Two years later, Olivia took her exam to study at pre-university. She got into the National Art School (ENA) and decided to study a double course (guitar and tres) under tutors Pancho Rodriguez, Guajiro Miranda and Efrain Amador. When she managed to enrol at the University of Arts of Cuba (ISA), she wasn’t allowed to study a degree in both instruments, so she chose the tres. Olivia finished the first year of her degree. Then, she was accepted into Berklee.
She asked for leave to put her studies at ISA on standby, but she never received a response. So, she dropped out. “I have a lot more options here,” Olivia tells me, “because I can get a degree in Performance (which is what you graduate in at ISA, as an instrumentalist), but also in musical production, arrangement, composition, movie scores, orchestra conductor…”
Olivia is the first person in her family to study and dedicate herself to music. “My mama used to put on a lot of music ever since I was a little girl, she even used to put on the Aranjuez Concert when she was pregnant with me. She says that’s where I get it from.”
She studied for just over a year to apply to Berklee. Her family and friends helped her every step of the way. None of the application processes were easy to do from Cuba. If it hadn’t been for her friend Jovann Silva, she wouldn’t have made it. She couldn’t open up the website even with a VPN. She couldn’t sign in to follow her application. She couldn’t pay for her application easily. “Everything involved a great sacrifice,” she stresses, “but I did it.” Olivia also had to audition via Zoom. She had to prepare a piece to perform, but she also had to do tests in music, theory, she had to show her level of English and she was interviewed to know her aspirations and goals as a musician.
Documents she needed to send off for the Latin Grammy Cultural Foundation application included two videos, in which she had to perform as the lead musician (one piece had to be fast tempo and the other slow tempo). She also had to send two essays and two letters of recommendation. The two pieces Olivia performed were “Convergencia“ and “Influencias“, alongside teachers and friends – Guajiro Miranda (guitar), Roldan Carballoso (lute) and Fabio Rivera (percussion)—.
Other Cubans living outside the island who won the Tuition Assistance Scholarship from the Latin Grammy Cultural Foundation in 2023, to study at Berklee, with a 10,000 USD grant: Yandy Garcia-Palacio (drummer), Maria Medina Almaguer (pianist) and Rafael Ernesto Nocedo (pianist). Mario Salvador, a tres player, also began studying at Berklee in May 2023.
Olivia has had many collaborations in Cuba. Her first professional recording was with Haydee Milanes and Miriam Ramos. She played on the last Interactivo album, she recorded a song with William Vivanco, and she’s been in music videos with Cimafunk, Leoni Torres, Adalberto Alvarez, El Niño y la Verdad, Socorro Lira, Pablo Menendez y Mezcla, El Micha y Yulien Oviedo, and Linye.
Olivia will have an audition in a few days that will place her within Berklee’s dynamics.

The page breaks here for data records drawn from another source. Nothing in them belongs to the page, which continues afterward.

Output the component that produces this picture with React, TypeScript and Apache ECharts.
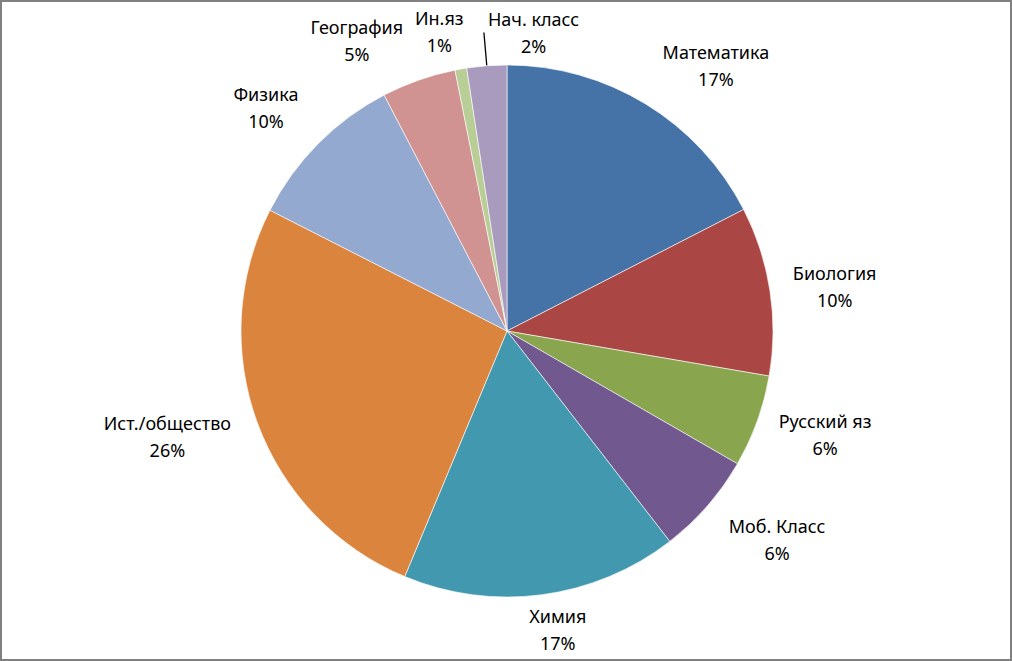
import React, { useEffect, useRef } from "react";
import * as echarts from "echarts";

const categories = [
  "Математика",
  "Биология",
  "Русский яз",
  "Моб. Класс",
  "Химия",
  "Ист./общество",
  "Физика",
  "География",
  "Ин.яз",
  "Нач. класс",
];
const values = [17.45, 10.26, 5.61, 6.2, 16.76, 26.22, 9.86, 4.51, 0.71, 2.42];
const colors = [
  "#4572A7",
  "#AA4643",
  "#89A54E",
  "#71588F",
  "#4198AF",
  "#DB843D",
  "#93A9CF",
  "#D19392",
  "#B9CD96",
  "#A99BBD",
];
// small label nudges (px) to mimic the original label placement
const labelNudge: number[][] = [
  [37, 16],
  [7, 5],
  [6, -9],
  [19, -11],
  [10, -8],
  [-13, -15],
  [-13, 3],
  [-44, 11],
  [-14, 6],
  [50, 10],
];

export default function App() {
  const ref = useRef<HTMLDivElement>(null);
  useEffect(() => {
    if (!ref.current) return;
    const chart = echarts.init(ref.current, null, { renderer: "svg" });
    const CX = 507;
    const CY = 331;
    const R = 266;
    const GAP = 13;
    chart.setOption({
      animation: false,
      backgroundColor: "#ffffff",
      graphic: [
        {
          type: "rect",
          silent: true,
          z: 100,
          shape: { x: 1, y: 1, width: 1010, height: 659 },
          style: { fill: "none", stroke: "#808080", lineWidth: 2 },
        },
      ],
      series: [
        {
          type: "pie",
          center: [CX, CY],
          radius: R,
          startAngle: 90,
          clockwise: true,
          avoidLabelOverlap: false,
          emphasis: { disabled: true },
          itemStyle: { borderColor: "#ffffff", borderWidth: 0.6 },
          data: categories.map((name, i) => ({
            name,
            value: values[i],
            itemStyle: { color: colors[i] },
            labelLine: { lineStyle: { opacity: i === 9 ? 1 : 0 } },
          })),
          label: {
            show: true,
            position: "outside",
            formatter: (p: any) => `${p.name}\n${Math.round(p.percent)}%`,
            fontFamily: "Noto Sans",
            fontSize: 18,
            lineHeight: 27,
            color: "#000000",
            align: "center",
          },
          labelLine: {
            show: true,
            length: 10,
            length2: 0,
            lineStyle: { color: "#000000", width: 1.3 },
          },
          labelLayout: (p: any) => {
            const i = p.dataIndex;
            const pts = p.labelLinePoints;
            let px = CX;
            let py = CY - R;
            let ux = 0;
            let uy = -1;
            if (pts && pts.length >= 2) {
              px = pts[0][0];
              py = pts[0][1];
              const dx = pts[1][0] - pts[0][0];
              const dy = pts[1][1] - pts[0][1];
              const l = Math.hypot(dx, dy) || 1;
              ux = dx / l;
              uy = dy / l;
            }
            const w = p.labelRect.width;
            const h = p.labelRect.height;
            const ext = GAP + (Math.abs(ux) * w) / 2 + (Math.abs(uy) * h) / 2;
            const nx = labelNudge[i] ? labelNudge[i][0] : 0;
            const ny = labelNudge[i] ? labelNudge[i][1] : 0;
            const x = px + ux * ext + nx;
            const y = py + uy * ext + ny;
            const out: any = { x, y, align: "center", verticalAlign: "middle" };
            if (i === 9) {
              const ex = x - w / 2 - 4;
              out.labelLinePoints = [
                [px, py],
                [(px + ex) / 2, (py + y) / 2],
                [ex, y],
              ];
            }
            return out;
          },
        },
      ],
    });
    return () => chart.dispose();
  }, []);
  return (
    <div
      ref={ref}
      style={{ position: "fixed", left: 0, top: 0, width: 1012, height: 661 }}
    />
  );
}
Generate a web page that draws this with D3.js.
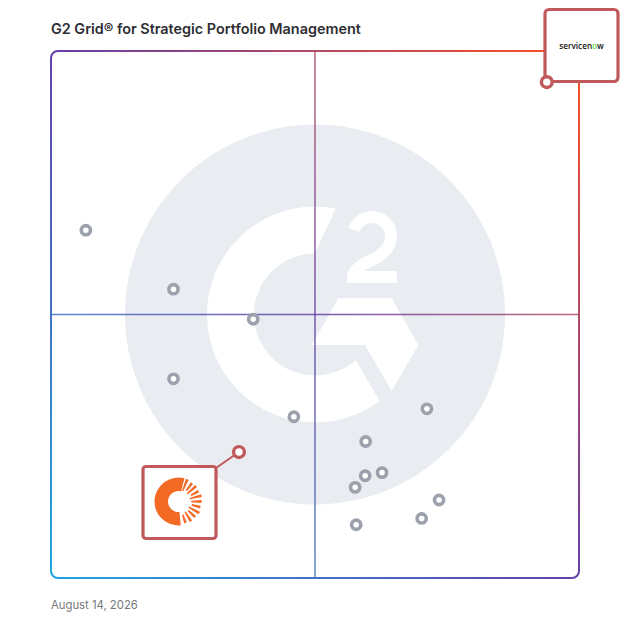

During her first semester, she’ll have common subjects with the rest of her classmates and she’ll need to take English and music theory classes, and she’ll play in an ensemble. From the second semester onwards, she’ll be able to choose her major – her specialty – and the classes she’ll go to.
“Extremely happy to take the tres to a school that is so well-known and for people to begin to learn about the Cuban tres!” Olivia says several times throughout our conversation.
Her happiness is uncontrollable and logical, of course. Olivia has become the first woman to play the tres guitar at Berklee; she’s overcome every technological and logistical obstacle to apply for two excellent programs from Cuba; she has won a spot at one of the best universities in the world to study music and a talent grant to cover her studies with her talent and consistency. What more can she ask for?
Let’s keep her name Olivia Soler Espinosa in mind, and run to hear her strum the chords of her tres guitar every time she plays.